*REQUIREMENTS:* Drop the pictures, then extract the listing word for word.
START INFORMATION SHOWN
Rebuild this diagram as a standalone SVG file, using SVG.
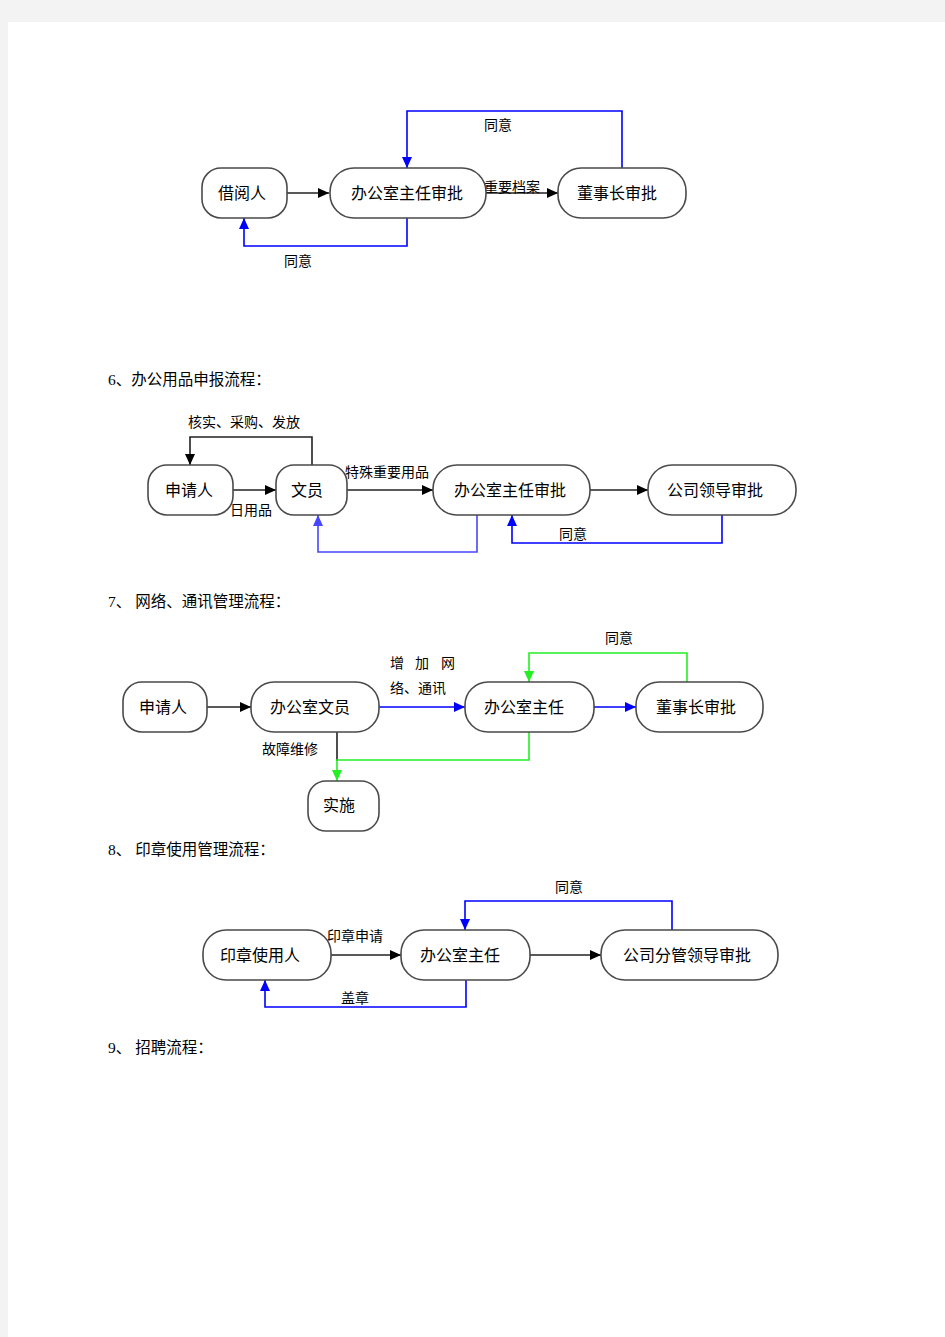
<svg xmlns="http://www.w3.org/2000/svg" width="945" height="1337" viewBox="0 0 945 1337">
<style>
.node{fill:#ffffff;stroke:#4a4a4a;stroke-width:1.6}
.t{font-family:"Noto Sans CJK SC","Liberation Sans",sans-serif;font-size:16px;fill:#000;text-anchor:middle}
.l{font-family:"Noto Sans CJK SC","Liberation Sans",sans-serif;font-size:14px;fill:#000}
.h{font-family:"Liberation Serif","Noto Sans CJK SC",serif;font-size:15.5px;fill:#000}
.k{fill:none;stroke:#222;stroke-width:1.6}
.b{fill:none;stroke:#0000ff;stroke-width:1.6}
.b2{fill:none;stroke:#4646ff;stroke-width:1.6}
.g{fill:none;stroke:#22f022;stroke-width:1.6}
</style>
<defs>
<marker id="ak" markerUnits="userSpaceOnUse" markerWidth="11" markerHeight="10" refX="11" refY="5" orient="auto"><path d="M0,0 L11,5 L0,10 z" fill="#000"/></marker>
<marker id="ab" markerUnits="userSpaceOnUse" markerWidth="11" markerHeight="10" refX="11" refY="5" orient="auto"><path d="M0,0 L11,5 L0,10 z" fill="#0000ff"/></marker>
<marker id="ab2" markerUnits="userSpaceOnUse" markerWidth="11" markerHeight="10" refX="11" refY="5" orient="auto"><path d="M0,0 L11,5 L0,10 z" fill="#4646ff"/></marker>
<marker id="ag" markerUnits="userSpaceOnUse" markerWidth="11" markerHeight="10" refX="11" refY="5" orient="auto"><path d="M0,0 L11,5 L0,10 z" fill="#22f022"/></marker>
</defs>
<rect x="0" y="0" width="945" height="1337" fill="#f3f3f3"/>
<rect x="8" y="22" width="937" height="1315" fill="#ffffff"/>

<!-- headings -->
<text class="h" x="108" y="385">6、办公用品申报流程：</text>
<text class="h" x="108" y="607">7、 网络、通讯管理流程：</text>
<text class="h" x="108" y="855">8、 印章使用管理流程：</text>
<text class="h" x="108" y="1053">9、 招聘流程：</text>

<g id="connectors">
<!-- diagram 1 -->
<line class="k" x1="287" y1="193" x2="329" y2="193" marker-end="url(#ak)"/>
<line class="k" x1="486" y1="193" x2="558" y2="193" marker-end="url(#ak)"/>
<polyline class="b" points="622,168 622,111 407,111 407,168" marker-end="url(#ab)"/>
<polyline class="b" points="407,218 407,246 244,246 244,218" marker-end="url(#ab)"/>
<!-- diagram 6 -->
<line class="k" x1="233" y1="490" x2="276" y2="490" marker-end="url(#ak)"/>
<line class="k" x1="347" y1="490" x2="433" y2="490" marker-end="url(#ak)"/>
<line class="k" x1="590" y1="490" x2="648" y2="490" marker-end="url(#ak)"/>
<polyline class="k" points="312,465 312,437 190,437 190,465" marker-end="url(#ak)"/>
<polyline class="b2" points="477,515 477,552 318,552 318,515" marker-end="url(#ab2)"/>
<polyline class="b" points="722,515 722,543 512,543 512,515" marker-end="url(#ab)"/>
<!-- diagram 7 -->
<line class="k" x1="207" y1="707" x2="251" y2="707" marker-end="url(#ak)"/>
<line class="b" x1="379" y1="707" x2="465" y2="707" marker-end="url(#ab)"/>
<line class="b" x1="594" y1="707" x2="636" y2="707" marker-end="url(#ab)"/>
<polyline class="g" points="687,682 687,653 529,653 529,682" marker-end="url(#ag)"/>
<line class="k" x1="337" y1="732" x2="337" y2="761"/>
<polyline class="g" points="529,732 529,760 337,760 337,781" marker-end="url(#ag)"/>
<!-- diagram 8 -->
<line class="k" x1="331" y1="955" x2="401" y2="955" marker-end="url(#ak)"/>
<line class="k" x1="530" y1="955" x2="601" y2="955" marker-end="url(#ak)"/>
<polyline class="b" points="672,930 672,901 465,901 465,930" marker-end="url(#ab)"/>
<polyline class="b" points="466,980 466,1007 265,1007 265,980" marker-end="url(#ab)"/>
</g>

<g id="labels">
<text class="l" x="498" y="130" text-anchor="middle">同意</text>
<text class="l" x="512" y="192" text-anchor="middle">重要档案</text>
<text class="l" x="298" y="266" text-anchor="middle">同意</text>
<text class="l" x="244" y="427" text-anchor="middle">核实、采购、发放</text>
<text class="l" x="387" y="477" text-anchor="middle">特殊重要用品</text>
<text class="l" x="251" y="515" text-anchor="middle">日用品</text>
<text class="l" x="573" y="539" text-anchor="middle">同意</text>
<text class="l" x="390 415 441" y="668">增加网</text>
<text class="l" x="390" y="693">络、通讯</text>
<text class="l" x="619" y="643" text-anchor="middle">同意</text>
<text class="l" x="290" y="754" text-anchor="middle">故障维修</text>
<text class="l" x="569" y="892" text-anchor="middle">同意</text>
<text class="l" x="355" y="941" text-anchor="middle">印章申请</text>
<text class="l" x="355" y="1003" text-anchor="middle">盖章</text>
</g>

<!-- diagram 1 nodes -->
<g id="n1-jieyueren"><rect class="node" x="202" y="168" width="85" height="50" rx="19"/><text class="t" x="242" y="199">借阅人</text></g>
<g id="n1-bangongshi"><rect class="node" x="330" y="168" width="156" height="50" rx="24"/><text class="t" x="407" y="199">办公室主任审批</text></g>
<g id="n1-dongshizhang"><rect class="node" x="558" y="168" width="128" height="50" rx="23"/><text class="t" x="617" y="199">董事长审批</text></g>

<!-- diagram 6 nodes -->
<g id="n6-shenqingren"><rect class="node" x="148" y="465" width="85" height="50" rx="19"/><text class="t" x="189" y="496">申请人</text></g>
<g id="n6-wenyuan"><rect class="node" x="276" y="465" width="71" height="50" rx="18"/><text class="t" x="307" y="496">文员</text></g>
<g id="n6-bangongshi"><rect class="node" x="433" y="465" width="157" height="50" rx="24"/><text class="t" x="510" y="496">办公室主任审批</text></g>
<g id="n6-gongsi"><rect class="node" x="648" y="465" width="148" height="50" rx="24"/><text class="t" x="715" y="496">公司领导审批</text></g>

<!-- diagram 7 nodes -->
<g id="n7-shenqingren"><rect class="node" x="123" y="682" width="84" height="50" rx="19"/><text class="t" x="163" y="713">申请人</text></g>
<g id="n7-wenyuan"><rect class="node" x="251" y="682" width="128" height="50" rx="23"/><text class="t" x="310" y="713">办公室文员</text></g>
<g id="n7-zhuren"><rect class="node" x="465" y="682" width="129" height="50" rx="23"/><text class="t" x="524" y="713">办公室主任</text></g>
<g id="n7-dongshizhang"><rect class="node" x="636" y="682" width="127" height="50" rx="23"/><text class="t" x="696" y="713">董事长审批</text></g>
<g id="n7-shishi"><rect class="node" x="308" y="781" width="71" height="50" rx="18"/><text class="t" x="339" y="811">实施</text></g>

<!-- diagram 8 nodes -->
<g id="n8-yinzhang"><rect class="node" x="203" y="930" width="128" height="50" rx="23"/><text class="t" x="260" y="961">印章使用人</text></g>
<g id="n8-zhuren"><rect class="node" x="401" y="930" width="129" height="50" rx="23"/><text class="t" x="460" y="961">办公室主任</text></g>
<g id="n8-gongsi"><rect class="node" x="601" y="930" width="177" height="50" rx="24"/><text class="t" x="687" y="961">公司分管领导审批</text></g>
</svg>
END INFORMATION SHOWN
*CORRECT RESULT:*
Rebuild this diagram as a standalone SVG file, using SVG.
<svg xmlns="http://www.w3.org/2000/svg" width="945" height="1337" viewBox="0 0 945 1337">
<style>
.node{fill:#ffffff;stroke:#4a4a4a;stroke-width:1.6}
.t{font-family:"Noto Sans CJK SC","Liberation Sans",sans-serif;font-size:16px;fill:#000;text-anchor:middle}
.l{font-family:"Noto Sans CJK SC","Liberation Sans",sans-serif;font-size:14px;fill:#000}
.h{font-family:"Liberation Serif","Noto Sans CJK SC",serif;font-size:15.5px;fill:#000}
.k{fill:none;stroke:#222;stroke-width:1.6}
.b{fill:none;stroke:#0000ff;stroke-width:1.6}
.b2{fill:none;stroke:#4646ff;stroke-width:1.6}
.g{fill:none;stroke:#22f022;stroke-width:1.6}
</style>
<defs>
<marker id="ak" markerUnits="userSpaceOnUse" markerWidth="11" markerHeight="10" refX="11" refY="5" orient="auto"><path d="M0,0 L11,5 L0,10 z" fill="#000"/></marker>
<marker id="ab" markerUnits="userSpaceOnUse" markerWidth="11" markerHeight="10" refX="11" refY="5" orient="auto"><path d="M0,0 L11,5 L0,10 z" fill="#0000ff"/></marker>
<marker id="ab2" markerUnits="userSpaceOnUse" markerWidth="11" markerHeight="10" refX="11" refY="5" orient="auto"><path d="M0,0 L11,5 L0,10 z" fill="#4646ff"/></marker>
<marker id="ag" markerUnits="userSpaceOnUse" markerWidth="11" markerHeight="10" refX="11" refY="5" orient="auto"><path d="M0,0 L11,5 L0,10 z" fill="#22f022"/></marker>
</defs>
<rect x="0" y="0" width="945" height="1337" fill="#f3f3f3"/>
<rect x="8" y="22" width="937" height="1315" fill="#ffffff"/>

<!-- headings -->
<text class="h" x="108" y="385">6、办公用品申报流程：</text>
<text class="h" x="108" y="607">7、 网络、通讯管理流程：</text>
<text class="h" x="108" y="855">8、 印章使用管理流程：</text>
<text class="h" x="108" y="1053">9、 招聘流程：</text>

<g id="connectors">
<!-- diagram 1 -->
<line class="k" x1="287" y1="193" x2="329" y2="193" marker-end="url(#ak)"/>
<line class="k" x1="486" y1="193" x2="558" y2="193" marker-end="url(#ak)"/>
<polyline class="b" points="622,168 622,111 407,111 407,168" marker-end="url(#ab)"/>
<polyline class="b" points="407,218 407,246 244,246 244,218" marker-end="url(#ab)"/>
<!-- diagram 6 -->
<line class="k" x1="233" y1="490" x2="276" y2="490" marker-end="url(#ak)"/>
<line class="k" x1="347" y1="490" x2="433" y2="490" marker-end="url(#ak)"/>
<line class="k" x1="590" y1="490" x2="648" y2="490" marker-end="url(#ak)"/>
<polyline class="k" points="312,465 312,437 190,437 190,465" marker-end="url(#ak)"/>
<polyline class="b2" points="477,515 477,552 318,552 318,515" marker-end="url(#ab2)"/>
<polyline class="b" points="722,515 722,543 512,543 512,515" marker-end="url(#ab)"/>
<!-- diagram 7 -->
<line class="k" x1="207" y1="707" x2="251" y2="707" marker-end="url(#ak)"/>
<line class="b" x1="379" y1="707" x2="465" y2="707" marker-end="url(#ab)"/>
<line class="b" x1="594" y1="707" x2="636" y2="707" marker-end="url(#ab)"/>
<polyline class="g" points="687,682 687,653 529,653 529,682" marker-end="url(#ag)"/>
<line class="k" x1="337" y1="732" x2="337" y2="761"/>
<polyline class="g" points="529,732 529,760 337,760 337,781" marker-end="url(#ag)"/>
<!-- diagram 8 -->
<line class="k" x1="331" y1="955" x2="401" y2="955" marker-end="url(#ak)"/>
<line class="k" x1="530" y1="955" x2="601" y2="955" marker-end="url(#ak)"/>
<polyline class="b" points="672,930 672,901 465,901 465,930" marker-end="url(#ab)"/>
<polyline class="b" points="466,980 466,1007 265,1007 265,980" marker-end="url(#ab)"/>
</g>

<g id="labels">
<text class="l" x="498" y="130" text-anchor="middle">同意</text>
<text class="l" x="512" y="192" text-anchor="middle">重要档案</text>
<text class="l" x="298" y="266" text-anchor="middle">同意</text>
<text class="l" x="244" y="427" text-anchor="middle">核实、采购、发放</text>
<text class="l" x="387" y="477" text-anchor="middle">特殊重要用品</text>
<text class="l" x="251" y="515" text-anchor="middle">日用品</text>
<text class="l" x="573" y="539" text-anchor="middle">同意</text>
<text class="l" x="390 415 441" y="668">增加网</text>
<text class="l" x="390" y="693">络、通讯</text>
<text class="l" x="619" y="643" text-anchor="middle">同意</text>
<text class="l" x="290" y="754" text-anchor="middle">故障维修</text>
<text class="l" x="569" y="892" text-anchor="middle">同意</text>
<text class="l" x="355" y="941" text-anchor="middle">印章申请</text>
<text class="l" x="355" y="1003" text-anchor="middle">盖章</text>
</g>

<!-- diagram 1 nodes -->
<g id="n1-jieyueren"><rect class="node" x="202" y="168" width="85" height="50" rx="19"/><text class="t" x="242" y="199">借阅人</text></g>
<g id="n1-bangongshi"><rect class="node" x="330" y="168" width="156" height="50" rx="24"/><text class="t" x="407" y="199">办公室主任审批</text></g>
<g id="n1-dongshizhang"><rect class="node" x="558" y="168" width="128" height="50" rx="23"/><text class="t" x="617" y="199">董事长审批</text></g>

<!-- diagram 6 nodes -->
<g id="n6-shenqingren"><rect class="node" x="148" y="465" width="85" height="50" rx="19"/><text class="t" x="189" y="496">申请人</text></g>
<g id="n6-wenyuan"><rect class="node" x="276" y="465" width="71" height="50" rx="18"/><text class="t" x="307" y="496">文员</text></g>
<g id="n6-bangongshi"><rect class="node" x="433" y="465" width="157" height="50" rx="24"/><text class="t" x="510" y="496">办公室主任审批</text></g>
<g id="n6-gongsi"><rect class="node" x="648" y="465" width="148" height="50" rx="24"/><text class="t" x="715" y="496">公司领导审批</text></g>

<!-- diagram 7 nodes -->
<g id="n7-shenqingren"><rect class="node" x="123" y="682" width="84" height="50" rx="19"/><text class="t" x="163" y="713">申请人</text></g>
<g id="n7-wenyuan"><rect class="node" x="251" y="682" width="128" height="50" rx="23"/><text class="t" x="310" y="713">办公室文员</text></g>
<g id="n7-zhuren"><rect class="node" x="465" y="682" width="129" height="50" rx="23"/><text class="t" x="524" y="713">办公室主任</text></g>
<g id="n7-dongshizhang"><rect class="node" x="636" y="682" width="127" height="50" rx="23"/><text class="t" x="696" y="713">董事长审批</text></g>
<g id="n7-shishi"><rect class="node" x="308" y="781" width="71" height="50" rx="18"/><text class="t" x="339" y="811">实施</text></g>

<!-- diagram 8 nodes -->
<g id="n8-yinzhang"><rect class="node" x="203" y="930" width="128" height="50" rx="23"/><text class="t" x="260" y="961">印章使用人</text></g>
<g id="n8-zhuren"><rect class="node" x="401" y="930" width="129" height="50" rx="23"/><text class="t" x="460" y="961">办公室主任</text></g>
<g id="n8-gongsi"><rect class="node" x="601" y="930" width="177" height="50" rx="24"/><text class="t" x="687" y="961">公司分管领导审批</text></g>
</svg>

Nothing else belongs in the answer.